Banks use EBITDA because it gives a cleaner view of operating earnings and repayment capacity than net profit. EBITDA stands for Earnings Before Interest, Taxes, Depreciation and Amortisation — operating profit before interest, tax, depreciation and amortisation. It is a proxy for the ongoing cash-generating capacity of operations, stripped of financing structure and accounting choices.
Calculation (simplified):
Revenue − Cost of goods sold − Personnel − Other operating expenses = EBITDA
Or conversely: Net profit + Tax + Interest + Depreciation and amortisation = EBITDA.
Why EBITDA specifically?
The bank could use net profit. But net profit is influenced by things the bank is less interested in:
- Interest: Depends on how the company is financed — which is precisely what the bank itself influences.
- Tax: Depends on legal structure and losses carried forward from prior years.
- Depreciation: Accounting allocations, not cash expenses.
By removing these, you get a clearer picture of operations' ability to generate earnings.
EBITDA is not cash flow
This is important: EBITDA is not the same as cash flow.
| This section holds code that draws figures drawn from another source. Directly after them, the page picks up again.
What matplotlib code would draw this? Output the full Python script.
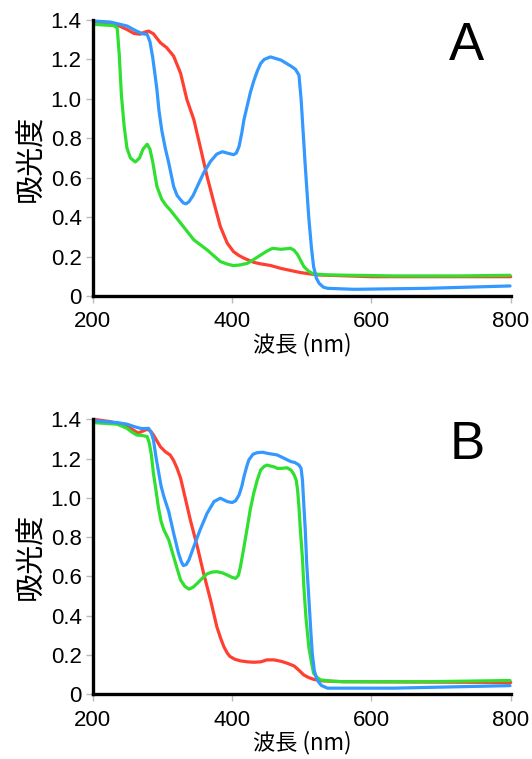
import matplotlib
matplotlib.use('Agg')
import matplotlib.pyplot as plt

plt.rcParams['font.family'] = ['Liberation Sans', 'Noto Sans CJK JP', 'DejaVu Sans']

# panel A
a_red_x = [201, 220, 235, 249, 259, 268, 274, 280, 287, 297, 306, 316, 326, 335, 345, 354, 364, 374, 383, 393, 402, 410, 417, 431, 441, 455, 470, 498, 522, 600, 800]
a_red_y = [1.39, 1.385, 1.375, 1.352, 1.332, 1.328, 1.338, 1.344, 1.33, 1.285, 1.26, 1.217, 1.13, 0.997, 0.895, 0.76, 0.607, 0.471, 0.353, 0.268, 0.225, 0.205, 0.192, 0.171, 0.163, 0.155, 0.14, 0.119, 0.107, 0.098, 0.098]

a_green_x = [201, 230, 235, 238, 241, 245, 249, 254, 261, 267, 272, 278, 282, 286, 292, 299, 305, 311, 326, 345, 364, 383, 393, 402, 412, 422, 431, 441, 450, 458, 470, 484, 489, 494, 503, 510, 517, 537, 632, 727, 799]
a_green_y = [1.378, 1.372, 1.36, 1.22, 1.02, 0.86, 0.75, 0.70, 0.68, 0.70, 0.745, 0.77, 0.745, 0.68, 0.556, 0.49, 0.46, 0.437, 0.37, 0.285, 0.234, 0.175, 0.162, 0.154, 0.158, 0.166, 0.185, 0.208, 0.228, 0.242, 0.237, 0.242, 0.232, 0.21, 0.149, 0.125, 0.112, 0.107, 0.102, 0.102, 0.105]

a_blue_x = [201, 225, 249, 262, 272, 278, 282, 286, 289, 292, 295, 299, 304, 309, 316, 321, 326, 330, 334, 338, 344, 350, 359, 369, 378, 386, 393, 402, 406, 410, 414, 417, 422, 426, 431, 436, 441, 446, 455, 470, 485, 491, 496, 499, 502, 505, 510, 514, 517, 521, 525, 531, 537, 575, 680, 799]
a_blue_y = [1.395, 1.39, 1.37, 1.345, 1.33, 1.327, 1.29, 1.21, 1.13, 1.047, 0.94, 0.84, 0.75, 0.675, 0.556, 0.51, 0.488, 0.472, 0.468, 0.478, 0.51, 0.556, 0.624, 0.683, 0.72, 0.732, 0.725, 0.717, 0.725, 0.759, 0.83, 0.895, 0.97, 1.03, 1.09, 1.14, 1.18, 1.2, 1.213, 1.197, 1.165, 1.15, 1.12, 1.0, 0.83, 0.66, 0.40, 0.24, 0.149, 0.09, 0.064, 0.045, 0.039, 0.034, 0.039, 0.051]

# panel B
b_red_x = [201, 225, 249, 258, 265, 272, 278, 283, 287, 292, 297, 304, 311, 316, 321, 326, 330, 340, 350, 359, 369, 378, 383, 388, 393, 397, 404, 412, 422, 431, 441, 450, 460, 470, 479, 489, 496, 503, 510, 517, 530, 560, 800]
b_red_y = [1.40, 1.388, 1.366, 1.345, 1.33, 1.34, 1.349, 1.34, 1.32, 1.29, 1.26, 1.235, 1.218, 1.19, 1.15, 1.1, 1.04, 0.887, 0.752, 0.616, 0.48, 0.344, 0.29, 0.243, 0.21, 0.192, 0.178, 0.17, 0.165, 0.163, 0.165, 0.175, 0.175, 0.168, 0.158, 0.144, 0.122, 0.098, 0.085, 0.076, 0.068, 0.064, 0.06]

b_green_x = [201, 235, 249, 256, 263, 270, 278, 281, 284, 287, 291, 294, 298, 302, 309, 316, 321, 326, 332, 338, 344, 350, 357, 364, 371, 378, 386, 393, 400, 405, 409, 412, 417, 422, 426, 431, 436, 441, 446, 450, 455, 460, 465, 470, 479, 485, 489, 492, 494, 496, 498, 501, 503, 506, 510, 514, 517, 522, 527, 545, 560, 680, 799]
b_green_y = [1.383, 1.375, 1.354, 1.335, 1.32, 1.318, 1.312, 1.28, 1.22, 1.125, 1.03, 0.955, 0.88, 0.837, 0.786, 0.70, 0.64, 0.582, 0.55, 0.535, 0.545, 0.565, 0.59, 0.613, 0.622, 0.624, 0.618, 0.607, 0.595, 0.59, 0.605, 0.65, 0.75, 0.854, 0.94, 1.023, 1.09, 1.142, 1.16, 1.167, 1.162, 1.158, 1.15, 1.15, 1.153, 1.14, 1.117, 1.09, 1.04, 0.95, 0.837, 0.69, 0.548, 0.39, 0.243, 0.16, 0.107, 0.085, 0.073, 0.066, 0.064, 0.064, 0.07]

b_blue_x = [201, 235, 249, 260, 268, 274, 280, 284, 287, 291, 294, 298, 302, 309, 316, 323, 327, 330, 334, 338, 345, 354, 364, 374, 383, 393, 400, 405, 410, 414, 417, 421, 424, 430, 436, 444, 450, 465, 484, 490, 496, 499, 501, 503, 505, 507, 510, 513, 515, 518, 522, 528, 537, 632, 799]
b_blue_y = [1.393, 1.383, 1.375, 1.362, 1.354, 1.352, 1.354, 1.33, 1.295, 1.2, 1.14, 1.06, 1.006, 0.93, 0.82, 0.718, 0.675, 0.655, 0.66, 0.684, 0.752, 0.837, 0.921, 0.981, 0.998, 0.981, 0.976, 0.985, 1.015, 1.06, 1.108, 1.16, 1.193, 1.222, 1.23, 1.232, 1.227, 1.218, 1.185, 1.18, 1.167, 1.15, 1.09, 0.96, 0.837, 0.67, 0.497, 0.32, 0.209, 0.12, 0.073, 0.045, 0.031, 0.031, 0.044]

panels = [
    ('A', [0.1745, 0.61, 0.7855, 0.3636], a_red_x, a_red_y, a_green_x, a_green_y, a_blue_x, a_blue_y),
    ('B', [0.1745, 0.0853, 0.7855, 0.3623], b_red_x, b_red_y, b_green_x, b_green_y, b_blue_x, b_blue_y),
]

RED = '#ff3f30'
GREEN = '#30e030'
BLUE = '#3399ff'

fig = plt.figure(figsize=(5.32, 7.59), dpi=100)
for name, rect, rx, ry, gx, gy, bx, by in panels:
    ax = fig.add_axes(rect)
    kw = dict(lw=2.3, solid_joinstyle='round', solid_capstyle='round', clip_on=False)
    ax.plot(rx, ry, color=RED, **kw)
    ax.plot(gx, gy, color=GREEN, **kw)
    ax.plot(bx, by, color=BLUE, **kw)
    ax.set_xlim(200, 800)
    ax.set_ylim(0, 1.4)
    ax.set_xticks([200, 400, 600, 800])
    ax.set_yticks([0, 0.2, 0.4, 0.6, 0.8, 1.0, 1.2, 1.4])
    ax.set_yticklabels(['0', '0.2', '0.4', '0.6', '0.8', '1.0', '1.2', '1.4'])
    for s in ['top', 'right']:
        ax.spines[s].set_visible(False)
    for s in ['left', 'bottom']:
        ax.spines[s].set_linewidth(2.4)
        ax.spines[s].set_color('black')
    ax.tick_params(length=5, width=1, color='#bbbbbb', labelsize=16, pad=3)
    ax.tick_params(axis='x', pad=6)
    ax.set_ylabel('吸光度', fontsize=21, family=['Noto Sans CJK JP'], labelpad=3)
    ax.set_xlabel('波長 (nm)', fontsize=16, family=['Noto Sans CJK JP', 'Liberation Sans'], labelpad=0)
    ax.text(0.895, 0.905, name, transform=ax.transAxes, fontsize=38, ha='center', va='center')

fig.savefig('out.png', dpi=100)
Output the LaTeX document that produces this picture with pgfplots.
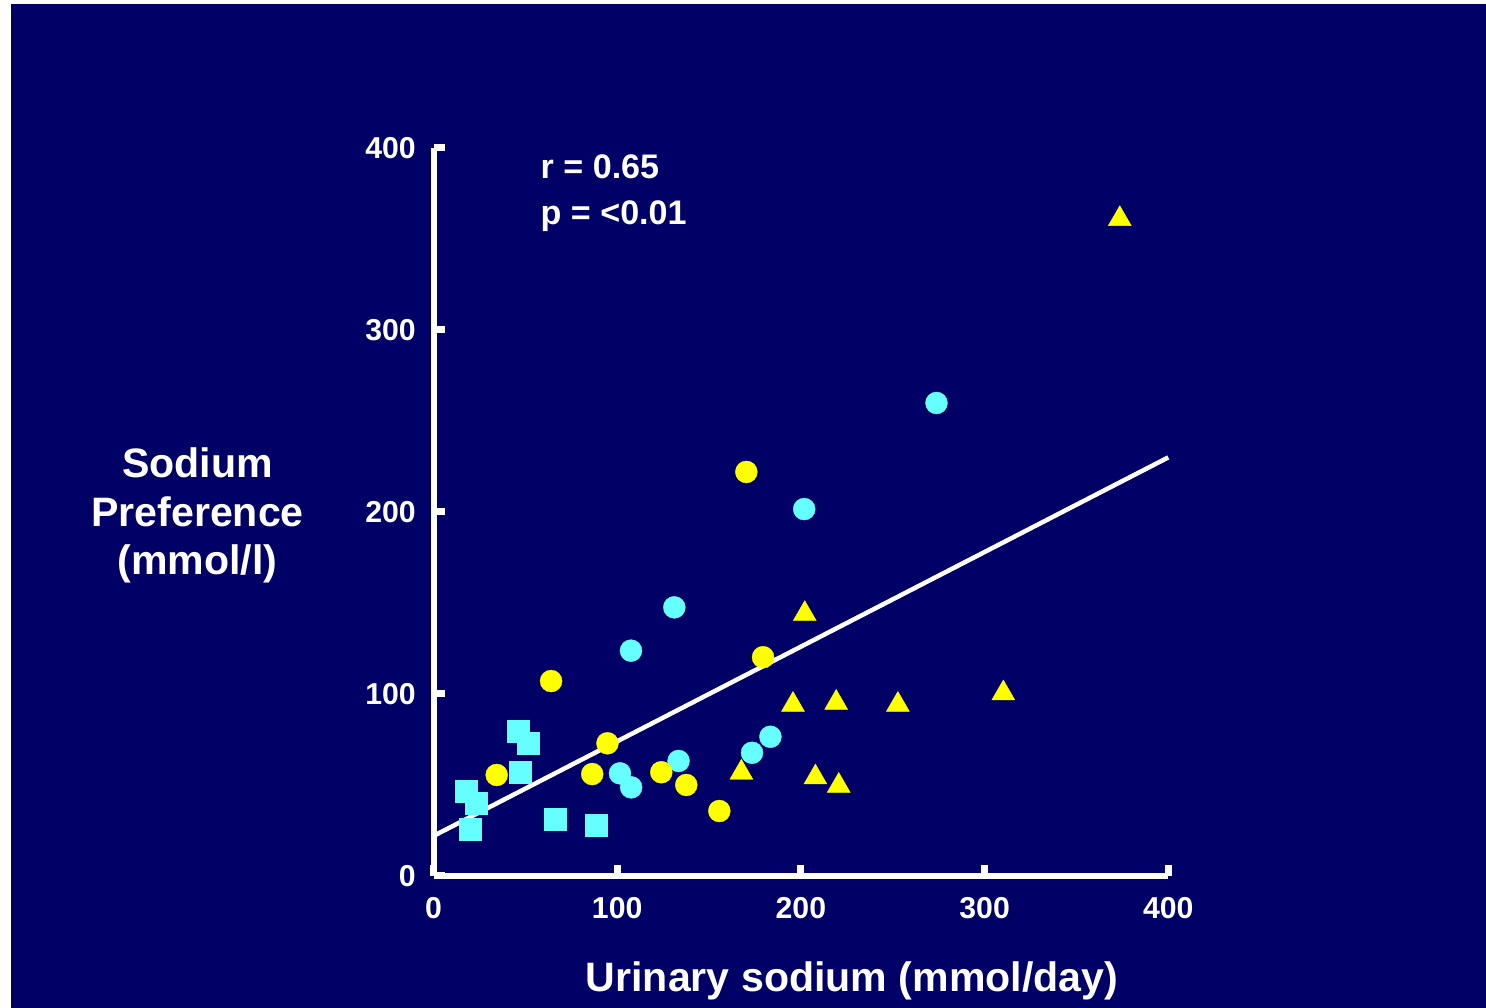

EBITDA ignores changes in working capital, investments and tax payments. A company can have healthy EBITDA and simultaneously run out of liquidity due to growth in receivables or inventory.
That is why EBITDA must always be read together with cash flow, working capital and debt service.
Add-backs: the grey zone
In some loan agreements it is permitted to adjust EBITDA by adding back one-off costs. This is called add-backs. It might be restructuring, severance, legal fees or similar. Add-backs can be legitimate — but they can also be abused. The bank typically tests both raw EBITDA and adjusted EBITDA.
LTM EBITDA
Covenants are most often tested on LTM EBITDA (Last Twelve Months). This means EBITDA for the most recent 12 months, rolled forward each quarter. This provides a stable measure that is less sensitive to seasonal fluctuations.